I stayed in contact with everybody that I worked with [while in law school]. In typical music industry fashion, they all spread out to different places. When I came back in 2006, I immediately hit the ground running to meet with all of those people and say, “Hey, I’m back. This is what I’m doing. I would love it if you would keep me in mind, if you need anything.” It’s so humbling to me that I’m sitting here in 2022 and some of my clients are the same guys who either hired me or were mentoring me 25 years ago.
Now you’re a partner at the law firm you started with Jordan Keller in 2011. When do you feel most fulfilled in what you do?

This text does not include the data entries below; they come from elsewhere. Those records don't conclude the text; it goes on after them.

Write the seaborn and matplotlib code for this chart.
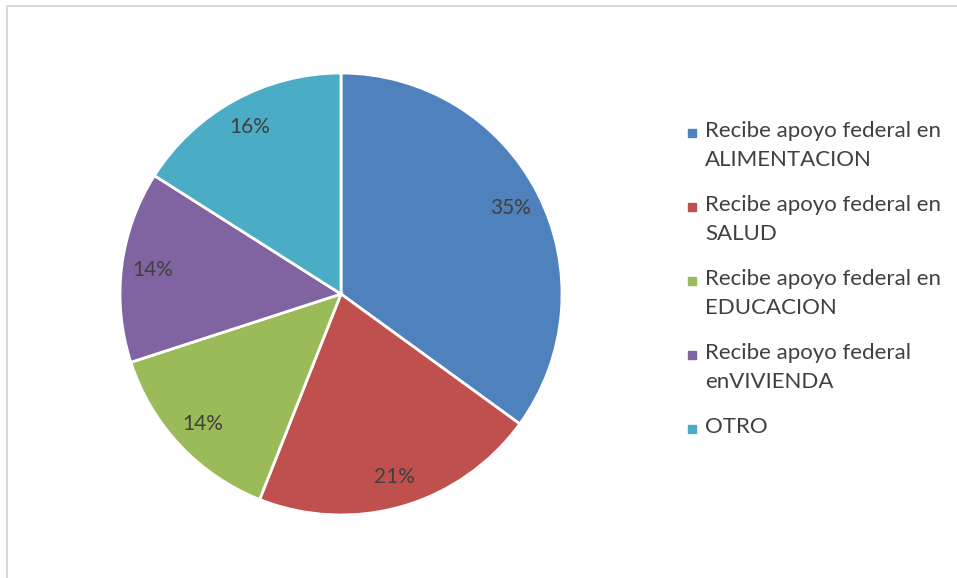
import matplotlib
matplotlib.use("Agg")
import matplotlib.pyplot as plt
import seaborn as sns
from matplotlib.lines import Line2D

# data
categories = [
    "Recibe apoyo federal en\nALIMENTACION",
    "Recibe apoyo federal en\nSALUD",
    "Recibe apoyo federal en\nEDUCACION",
    "Recibe apoyo federal\nenVIVIENDA",
    "OTRO",
]
shares = [35, 21, 14, 14, 16]
colors = ["#4F81BD", "#C0504D", "#9BBB59", "#8064A2", "#4BACC6"]

sns.set_theme(style="white")
plt.rcParams["font.family"] = ["Lato", "DejaVu Sans"]

W, H = 957, 578
fig = plt.figure(figsize=(W / 100, H / 100), dpi=100)

# pie centred at (341, 294) px with radius 221 px
cx, cy, r = 341, 294, 221
ax = fig.add_axes([(cx - r) / W, (H - cy - r) / H, 2 * r / W, 2 * r / H])

wedges, texts, autotexts = ax.pie(
    shares,
    colors=colors,
    startangle=90,
    counterclock=False,
    autopct="%1.0f%%",
    pctdistance=0.86,
    wedgeprops=dict(edgecolor="white", linewidth=2),
    textprops=dict(color="#404040", fontsize=15),
)
ax.set_xlim(-1, 1)
ax.set_ylim(-1, 1)
ax.set_aspect("equal")

# legend drawn by hand so the marker sits on the first text line
for i, (label, c) in enumerate(zip(categories, colors)):
    y = (H - (133 + 74 * i)) / H
    fig.add_artist(Line2D([692 / W], [y], marker="s", linestyle="",
                          markersize=6, markerfacecolor=c, markeredgecolor=c,
                          transform=fig.transFigure))
    fig.text(705 / W, y + 12 / H, label, ha="left", va="top", fontsize=16,
             color="#404040", linespacing=1.55)

# light frame on top and left edges like the reference
fig.add_artist(Line2D([0.007, 1.0], [0.99, 0.99], color="#D9D9D9", lw=1.5,
                      transform=fig.transFigure))
fig.add_artist(Line2D([0.007, 0.007], [0.0, 0.99], color="#D9D9D9", lw=1.5,
                      transform=fig.transFigure))

fig.savefig("out.png", dpi=100, facecolor="white")
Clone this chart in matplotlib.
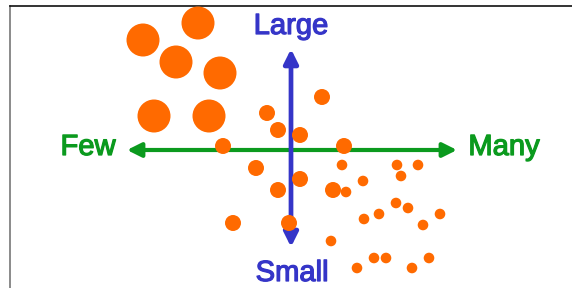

I get the most joy seeing my clients succeed. I know that sounds cliche, but just last week I had four clients experience their very first No. 1 song. Technically it was three clients [who got their first No. 1], for the fourth client, it was his second No. 1 as a writer. It was for the Cody Johnson song “‘Til You Can’t.” I represent both of the writers. For Ben Stennis, it’s his very first No. 1 and that guy has been busting his tail for over a decade in this town. It’s the very first No. 1 for the publisher, Young Guns, as well as Trent Willmon, the producer of the song. Matt Rogers was the other writer, and it was his second No. 1. To get to see all of those individuals experience that, let alone on the same song in the same week, it truly was a reminder to me how lucky I am to get to do what I do with who I get to do it with. That’s why I do it every day.
Who have been some of your mentors along the way?
I hate to confess it was this long ago, but 24 years ago, a very young Jon Loba [was a mentor of mine]. Jon was very young, he was a promo coordinator at the time, but he really empowered me. So did Bill Mayne, who was GM of Reprise at the time, and Bob Saporiti, who was GM of Warner Brothers at the time. Those guys truly empowered me to take the whole secondary radio thing and run with it. Ken Tucker is another guy. He was the national director of promotion at the time and he would spend time teaching me what the charts meant and what the different strategies were.
Jerry Duncan was Warner’s outside indie promoter for the secondary market stations when I was there, so he and I worked records together. He was one of the kindest people to me back in the day when it came to showing me the ropes of working with programmers and music directors. We had a ton of fun, and success, working records together on people like Faith Hill, Chad Brock, George Jones, and more.
What makes a successful person in business or in life?
I’m going to sound like a cheesy Hallmark movie, but I firmly believe what I’m about to say: work hard, do better than you think your best is, and treat others with kindness and humility. We all make mistakes. I’m speaking specifically as a lawyer right now—if somebody on the other side of you made a mistake, guess what? That may be you tomorrow. Remember that. We’re all just trying to do the best we can.
There’s always something to learn. I always tell my clients, whether they’re an artist, a songwriter or a business owner, continue to surround yourself with people who are better at your craft than you are. That’s what’s going to make you better at what you’re doing.